◆ **REQUIRED TASK**:
Please repeat only the stretch of records running from the first line through the line that contains "47.6, 49.2, 48.5];".

======== INFORMATION SUPPLIED

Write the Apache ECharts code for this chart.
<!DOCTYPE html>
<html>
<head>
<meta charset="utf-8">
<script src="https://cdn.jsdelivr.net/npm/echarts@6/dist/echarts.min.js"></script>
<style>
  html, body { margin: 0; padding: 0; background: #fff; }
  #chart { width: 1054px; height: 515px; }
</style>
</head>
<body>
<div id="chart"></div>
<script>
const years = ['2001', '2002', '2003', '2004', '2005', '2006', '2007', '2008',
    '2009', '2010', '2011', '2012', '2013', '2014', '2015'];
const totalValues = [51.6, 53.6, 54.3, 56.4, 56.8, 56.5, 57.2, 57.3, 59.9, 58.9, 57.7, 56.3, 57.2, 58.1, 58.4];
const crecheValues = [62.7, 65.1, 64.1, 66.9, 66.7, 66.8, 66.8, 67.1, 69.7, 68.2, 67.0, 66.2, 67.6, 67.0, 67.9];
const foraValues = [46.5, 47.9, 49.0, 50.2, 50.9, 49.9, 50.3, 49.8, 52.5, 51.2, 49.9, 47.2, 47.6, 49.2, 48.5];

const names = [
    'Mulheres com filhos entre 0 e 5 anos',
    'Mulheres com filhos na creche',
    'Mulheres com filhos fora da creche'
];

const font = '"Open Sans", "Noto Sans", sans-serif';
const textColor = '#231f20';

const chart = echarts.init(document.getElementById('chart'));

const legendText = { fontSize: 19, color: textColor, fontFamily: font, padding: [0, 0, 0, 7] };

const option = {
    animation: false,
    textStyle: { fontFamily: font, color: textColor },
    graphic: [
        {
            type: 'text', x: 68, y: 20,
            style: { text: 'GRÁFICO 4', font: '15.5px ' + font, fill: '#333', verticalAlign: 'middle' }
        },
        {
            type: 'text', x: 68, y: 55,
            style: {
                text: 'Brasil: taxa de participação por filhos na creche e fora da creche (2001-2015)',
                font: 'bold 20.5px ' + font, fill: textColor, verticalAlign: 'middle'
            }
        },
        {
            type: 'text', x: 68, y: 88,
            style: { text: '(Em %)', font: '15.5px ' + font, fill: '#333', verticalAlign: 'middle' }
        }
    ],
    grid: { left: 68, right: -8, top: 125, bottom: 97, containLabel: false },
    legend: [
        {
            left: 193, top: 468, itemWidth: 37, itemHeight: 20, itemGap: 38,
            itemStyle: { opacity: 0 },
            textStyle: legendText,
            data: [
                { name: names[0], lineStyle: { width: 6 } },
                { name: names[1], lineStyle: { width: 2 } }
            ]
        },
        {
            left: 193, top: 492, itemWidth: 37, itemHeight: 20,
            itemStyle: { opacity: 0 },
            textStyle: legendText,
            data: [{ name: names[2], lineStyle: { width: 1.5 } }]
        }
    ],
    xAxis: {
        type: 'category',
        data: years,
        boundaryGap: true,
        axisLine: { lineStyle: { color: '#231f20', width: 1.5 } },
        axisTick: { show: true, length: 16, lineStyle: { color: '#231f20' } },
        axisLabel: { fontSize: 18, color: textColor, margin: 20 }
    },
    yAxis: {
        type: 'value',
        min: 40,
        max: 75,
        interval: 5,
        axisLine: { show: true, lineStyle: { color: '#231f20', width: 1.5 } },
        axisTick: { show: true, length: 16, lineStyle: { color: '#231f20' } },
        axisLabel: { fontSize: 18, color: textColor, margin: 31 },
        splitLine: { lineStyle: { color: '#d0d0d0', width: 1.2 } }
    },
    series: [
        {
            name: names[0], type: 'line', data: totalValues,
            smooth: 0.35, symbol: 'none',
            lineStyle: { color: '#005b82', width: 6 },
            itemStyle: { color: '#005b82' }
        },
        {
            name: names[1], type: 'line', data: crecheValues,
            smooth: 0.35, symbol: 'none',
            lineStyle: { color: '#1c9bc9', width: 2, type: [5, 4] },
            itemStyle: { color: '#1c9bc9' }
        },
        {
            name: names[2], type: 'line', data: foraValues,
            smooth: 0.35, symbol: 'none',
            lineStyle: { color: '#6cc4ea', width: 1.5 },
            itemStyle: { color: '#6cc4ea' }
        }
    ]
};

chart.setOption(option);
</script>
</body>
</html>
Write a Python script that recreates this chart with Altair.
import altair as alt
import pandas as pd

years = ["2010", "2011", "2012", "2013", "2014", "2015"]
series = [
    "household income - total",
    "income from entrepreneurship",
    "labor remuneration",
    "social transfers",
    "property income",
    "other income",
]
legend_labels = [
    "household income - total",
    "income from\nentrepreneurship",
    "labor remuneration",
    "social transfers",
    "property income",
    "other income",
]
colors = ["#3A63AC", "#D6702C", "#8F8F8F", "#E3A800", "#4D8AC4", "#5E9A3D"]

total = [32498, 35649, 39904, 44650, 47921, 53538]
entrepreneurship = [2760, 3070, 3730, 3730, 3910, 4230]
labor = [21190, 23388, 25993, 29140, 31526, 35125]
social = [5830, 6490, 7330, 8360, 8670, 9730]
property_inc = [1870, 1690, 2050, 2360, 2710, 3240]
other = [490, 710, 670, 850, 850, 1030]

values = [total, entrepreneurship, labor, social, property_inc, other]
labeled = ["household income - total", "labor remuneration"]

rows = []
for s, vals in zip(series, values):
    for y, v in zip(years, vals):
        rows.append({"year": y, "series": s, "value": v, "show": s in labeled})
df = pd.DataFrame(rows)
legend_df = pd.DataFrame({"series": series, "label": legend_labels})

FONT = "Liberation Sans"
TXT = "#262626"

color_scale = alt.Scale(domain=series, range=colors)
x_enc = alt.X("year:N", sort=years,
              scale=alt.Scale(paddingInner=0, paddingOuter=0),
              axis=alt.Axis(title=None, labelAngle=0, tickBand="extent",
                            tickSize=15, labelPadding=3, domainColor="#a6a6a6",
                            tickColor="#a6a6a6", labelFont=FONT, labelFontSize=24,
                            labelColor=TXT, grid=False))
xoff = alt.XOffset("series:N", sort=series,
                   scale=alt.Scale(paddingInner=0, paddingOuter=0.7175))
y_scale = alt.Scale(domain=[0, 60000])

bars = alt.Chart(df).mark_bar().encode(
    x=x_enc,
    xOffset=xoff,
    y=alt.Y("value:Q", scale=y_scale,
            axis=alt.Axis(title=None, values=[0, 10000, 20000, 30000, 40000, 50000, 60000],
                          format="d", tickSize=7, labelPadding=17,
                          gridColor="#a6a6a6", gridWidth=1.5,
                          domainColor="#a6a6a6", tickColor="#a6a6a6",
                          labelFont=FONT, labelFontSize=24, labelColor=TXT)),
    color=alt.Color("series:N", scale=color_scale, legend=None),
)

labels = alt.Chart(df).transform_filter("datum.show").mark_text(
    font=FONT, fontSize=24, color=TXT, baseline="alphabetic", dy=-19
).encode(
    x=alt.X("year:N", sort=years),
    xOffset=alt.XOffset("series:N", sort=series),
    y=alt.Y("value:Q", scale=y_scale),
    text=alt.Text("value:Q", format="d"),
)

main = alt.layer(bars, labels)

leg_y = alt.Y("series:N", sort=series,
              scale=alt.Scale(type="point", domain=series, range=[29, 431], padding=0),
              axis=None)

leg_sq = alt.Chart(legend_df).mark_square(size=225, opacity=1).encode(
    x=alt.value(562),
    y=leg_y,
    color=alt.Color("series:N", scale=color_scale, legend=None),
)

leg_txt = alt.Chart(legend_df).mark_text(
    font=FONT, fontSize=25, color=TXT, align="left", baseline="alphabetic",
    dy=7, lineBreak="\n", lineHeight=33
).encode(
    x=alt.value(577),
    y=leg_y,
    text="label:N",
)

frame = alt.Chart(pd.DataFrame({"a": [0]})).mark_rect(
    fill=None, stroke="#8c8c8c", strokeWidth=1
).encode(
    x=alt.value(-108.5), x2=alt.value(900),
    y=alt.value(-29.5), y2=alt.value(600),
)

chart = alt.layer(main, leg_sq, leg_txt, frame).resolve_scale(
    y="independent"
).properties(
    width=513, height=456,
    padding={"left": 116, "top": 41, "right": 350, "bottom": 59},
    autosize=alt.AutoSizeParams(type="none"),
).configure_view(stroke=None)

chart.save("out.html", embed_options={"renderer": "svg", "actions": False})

================

◆ **RESULT FOR THIS TASK**:
Write the Apache ECharts code for this chart.
<!DOCTYPE html>
<html>
<head>
<meta charset="utf-8">
<script src="https://cdn.jsdelivr.net/npm/echarts@6/dist/echarts.min.js"></script>
<style>
  html, body { margin: 0; padding: 0; background: #fff; }
  #chart { width: 1054px; height: 515px; }
</style>
</head>
<body>
<div id="chart"></div>
<script>
const years = ['2001', '2002', '2003', '2004', '2005', '2006', '2007', '2008',
    '2009', '2010', '2011', '2012', '2013', '2014', '2015'];
const totalValues = [51.6, 53.6, 54.3, 56.4, 56.8, 56.5, 57.2, 57.3, 59.9, 58.9, 57.7, 56.3, 57.2, 58.1, 58.4];
const crecheValues = [62.7, 65.1, 64.1, 66.9, 66.7, 66.8, 66.8, 67.1, 69.7, 68.2, 67.0, 66.2, 67.6, 67.0, 67.9];
const foraValues = [46.5, 47.9, 49.0, 50.2, 50.9, 49.9, 50.3, 49.8, 52.5, 51.2, 49.9, 47.2, 47.6, 49.2, 48.5];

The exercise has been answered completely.